As quoted in The Atlantic, Yale University’s Kyle Pruett agrees, saying that “fathers don’t mother.” That’s not to discount the importance of a loving mother, of course; it’s just to say that we need more than just mothering to become stable, happy and healthy adults.

In fact, The Atlantic discusses four different types of areas where fathers play significant and important roles in their children, including teaching them the power of play:

“In infants and toddlers, fathers' hallmark style of interaction is physical play that is characterized by arousal, excitement, and unpredictability,” writes psychologist Ross Parke, who has conducted dozens of studies on fatherhood, including a study of 390 families that asked mothers and fathers to describe in detail how they played with their children. By contrast, mothers are “more modulated and less arousing” in their approach to play.

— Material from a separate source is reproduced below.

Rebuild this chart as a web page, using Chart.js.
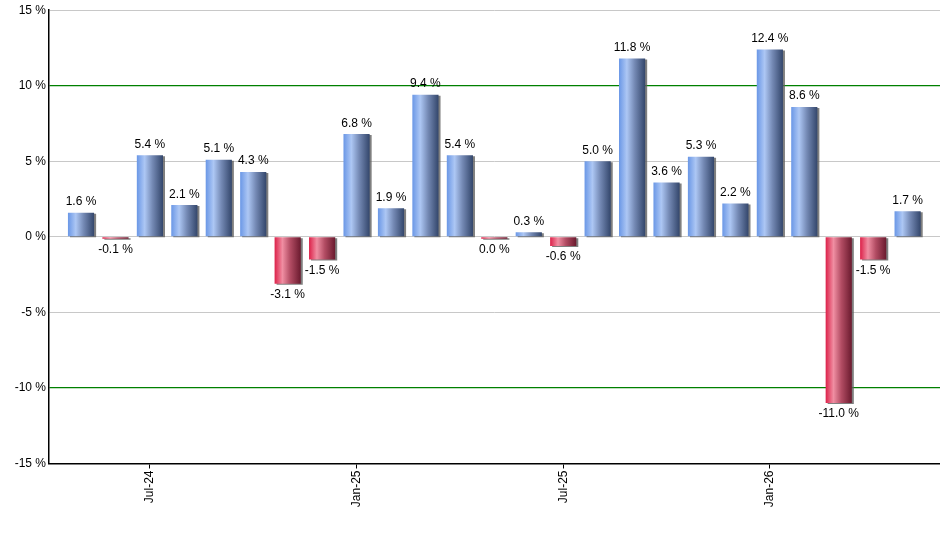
<!DOCTYPE html>
<html>
<head>
<meta charset="utf-8">
<script src="https://cdn.jsdelivr.net/npm/chart.js@4.4.1/dist/chart.umd.min.js"></script>
<style>
  html, body { margin: 0; padding: 0; background: #fff; }
  #wrap { width: 940px; height: 550px; position: relative; }
</style>
</head>
<body>
<div id="wrap"><canvas id="chart"></canvas></div>
<script>
// monthly returns, May-24 .. May-26
const months = [
  'May-24', 'Jun-24', 'Jul-24', 'Aug-24', 'Sep-24', 'Oct-24', 'Nov-24', 'Dec-24',
  'Jan-25', 'Feb-25', 'Mar-25', 'Apr-25', 'May-25', 'Jun-25', 'Jul-25', 'Aug-25',
  'Sep-25', 'Oct-25', 'Nov-25', 'Dec-25', 'Jan-26', 'Feb-26', 'Mar-26', 'Apr-26',
  'May-26',
];
const returns = [
  1.6, -0.1, 5.4, 2.1, 5.1, 4.3, -3.1, -1.5,
  6.8, 1.9, 9.4, 5.4, -0.04, 0.3, -0.6, 5.0,
  11.8, 3.6, 5.3, 2.2, 12.4, 8.6, -11.0, -1.5,
  1.7,
];
const tickMonths = ['Jul-24', 'Jan-25', 'Jul-25', 'Jan-26'];
const yTicks = [-15, -10, -5, 0, 5, 10, 15];
const markLines = [10, -10];

const FONT = '"Liberation Sans", Arial, sans-serif';
const fmt = (v) => (Math.abs(v) < 0.05 ? '0.0' : v.toFixed(1)) + ' %';

/* GRADIENTS */

function barFill(c) {
  const chart = c.chart;
  const v = returns[c.dataIndex];
  if (c.type !== 'data' || !chart.chartArea) return v < 0 ? '#c8284c' : '#5f86cf';
  const xs = chart.scales.x;
  const cx = xs.getPixelForValue(c.dataIndex);
  const half = (xs.getPixelForValue(1) - xs.getPixelForValue(0)) * 0.76 / 2;
  const g = chart.ctx.createLinearGradient(cx - half, 0, cx + half, 0);
  if (v < 0) {
    g.addColorStop(0, '#dc2149');
    g.addColorStop(0.3, '#f08ea2');
    g.addColorStop(0.6, '#b24c63');
    g.addColorStop(1, '#6a1a2e');
  } else {
    g.addColorStop(0, '#6a97e6');
    g.addColorStop(0.3, '#adc7f4');
    g.addColorStop(0.6, '#7489b4');
    g.addColorStop(1, '#33466b');
  }
  return g;
}

/* PLUGINS */

// grey drop shadow on the right/bottom of each bar
const barShadow = {
  id: 'barShadow',
  beforeDatasetDraw(chart) {
    const { ctx } = chart;
    ctx.save();
    ctx.shadowColor = 'rgba(95, 95, 95, 0.8)';
    ctx.shadowOffsetX = 2;
    ctx.shadowOffsetY = 1;
    ctx.shadowBlur = 0;
  },
  afterDatasetDraw(chart) {
    chart.ctx.restore();
  },
};

// value labels above / below bars
const valueLabels = {
  id: 'valueLabels',
  afterDatasetsDraw(chart) {
    const { ctx } = chart;
    const meta = chart.getDatasetMeta(0);
    ctx.save();
    ctx.font = '12px ' + FONT;
    ctx.fillStyle = '#000';
    ctx.textAlign = 'center';
    meta.data.forEach((bar, i) => {
      const v = returns[i];
      if (v >= 0) {
        ctx.textBaseline = 'alphabetic';
        ctx.fillText(fmt(v), bar.x, bar.y - 7.5);
      } else {
        ctx.textBaseline = 'top';
        ctx.fillText(fmt(v), bar.x, bar.y + 5);
      }
    });
    ctx.restore();
  },
};

/* CHART */

const ctx = document.getElementById('chart').getContext('2d');
const tickIdx = tickMonths.map((m) => months.indexOf(m));

new Chart(ctx, {
  type: 'bar',
  data: {
    datasets: [{
      data: returns.map((v, i) => ({ x: i, y: v })),
      backgroundColor: barFill,
      borderWidth: 0,
      barPercentage: 0.76,
      categoryPercentage: 1,
      minBarLength: 2,
    }],
  },
  options: {
    responsive: true,
    maintainAspectRatio: false,
    animation: false,
    layout: { padding: { top: 9.5, right: 0, left: 0, bottom: 0 } },
    plugins: {
      legend: { display: false },
      tooltip: { enabled: false },
    },
    scales: {
      x: {
        type: 'linear',
        offset: false,
        min: -0.93,
        max: 24.94,
        afterBuildTicks(axis) {
          axis.ticks = tickIdx.map((v) => ({ value: v }));
        },
        afterFit(axis) { axis.height = 86.5; },
        grid: {
          offset: false,
          drawOnChartArea: false,
          drawTicks: true,
          tickLength: 5,
          color: '#000',
        },
        border: { color: '#000', width: 1.5 },
        ticks: {
          autoSkip: false,
          minRotation: 90,
          maxRotation: 90,
          padding: 2,
          color: '#000',
          font: { family: FONT, size: 12 },
          callback: (v) => months[v],
        },
      },
      y: {
        min: -15,
        max: 15,
        afterBuildTicks(axis) {
          axis.ticks = yTicks.map((v) => ({ value: v }));
        },
        afterFit(axis) { axis.width = 49; },
        grid: {
          drawTicks: false,
          color: (c) => (markLines.includes(c.tick.value) ? '#008000' : '#c8c8c8'),
          lineWidth: (c) => (markLines.includes(c.tick.value) ? 1.3 : 1),
        },
        border: { color: '#000', width: 1.5 },
        ticks: {
          padding: 3,
          color: '#000',
          font: { family: FONT, size: 12 },
          callback: (v) => v + ' %',
        },
      },
    },
  },
  plugins: [barShadow, valueLabels],
});
</script>
</body>
</html>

From a Saturday morning spent roughhousing with a four-year-old son to a weekday afternoon spent coaching middle-school football, fathers typically spend more of their time engaged in vigorous play than do mothers, and play a uniquely physical role in teaching their sons and daughters how to handle their bodies and their emotions on and off the field. Psychologist John Snarey put it this way in his book, How Fathers Care for the Next Generation: "children who roughhouse with their fathers... quickly learn that biting, kicking, and other forms of physical violence are not acceptable."

All good things to learn, right?

There are also distinctive ways that fathers encourage healthy amounts of risk, offer a sense of physical security growing up and maintain healthy boundaries through appropriate levels of discipline.

So if you need to know how to write about fathers in a realistic fashion, make sure to take all of that into consideration while you do. And even though it’s no longer Father’s Day, if you had a good father, make sure to let him know how appreciated he is.